The company reported net income of $­­­92.1 million, or $2.36 per share, and EBITDA of $129.0 million. On a pre-tax basis, results include $2.0 million ($0.04 after tax per share) of LIFO expense compared to $4.6 million ($0.09 after tax per share) of LIFO expense in the prior-year period.

“I’m encouraged by the start to fiscal 2025," said President and CEO Neil A. Schrimsher. While the demand backdrop remains mixed, first-quarter sales exceeded our expectations and strengthened during September. Positive trends are developing across our Engineered Solutions segment including stronger orders within our Automation operations and the technology sector, while Service Center segment sales held steady as the quarter progressed. As expected, margin trends were more modest against difficult comparisons, mix dynamics, and softer volumes early in the quarter. We remain prudent with cost measures but balanced considering firming demand the past couple of months, while protecting investments in key strategic growth initiatives during the quarter. Additionally, free cash flow nearly doubled over the prior year to record first quarter levels. Our cash flow growth potential remains significant as we continue to scale our differentiated industry position, benefit from working capital initiatives, and enhance our margin profile.”

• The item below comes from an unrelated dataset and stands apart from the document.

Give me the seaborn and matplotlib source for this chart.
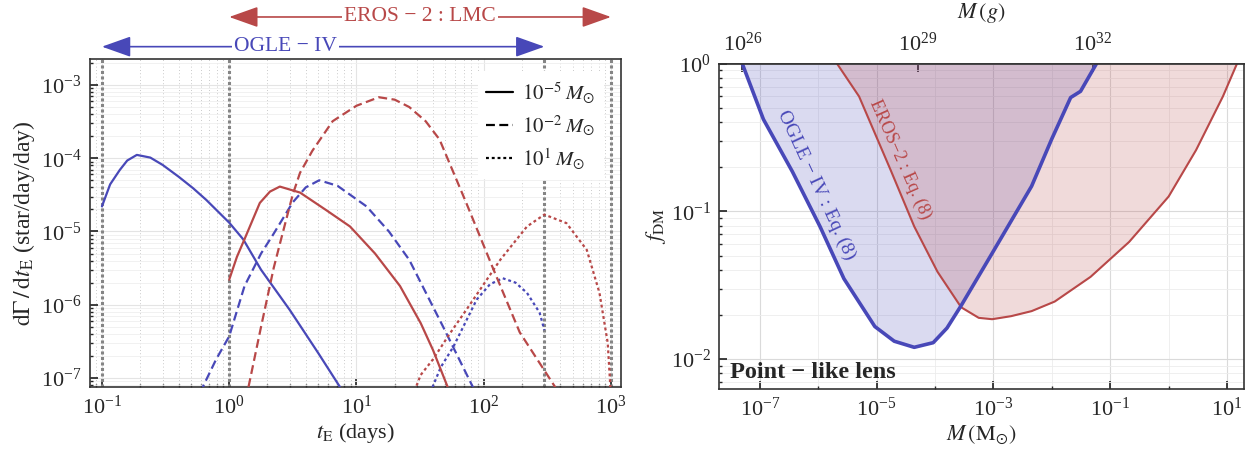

“Looking ahead, we expect near-term sales to remain choppy as customers slowly reengage production and capital investments ahead of the upcoming U.S. election and seasonally slower fall and winter months," Schrimsher added. "Organic sales month to date in October are trending down by a mid single-digit percent year over year, though partially impacted by recent hurricane disruption in the Southeast. That said, we remain constructive on our setup with various self-help and secular tailwinds supporting above market growth and ongoing margin expansion. Combined with easing interest rates and easier comparisons, we see ongoing potential for stronger sales and earnings trends as the year progresses. Lastly, we expect greater capital deployment focused on growth investments including strategic bolt-on and mid-size acquisitions, as well as opportunistic share repurchases and dividend growth.”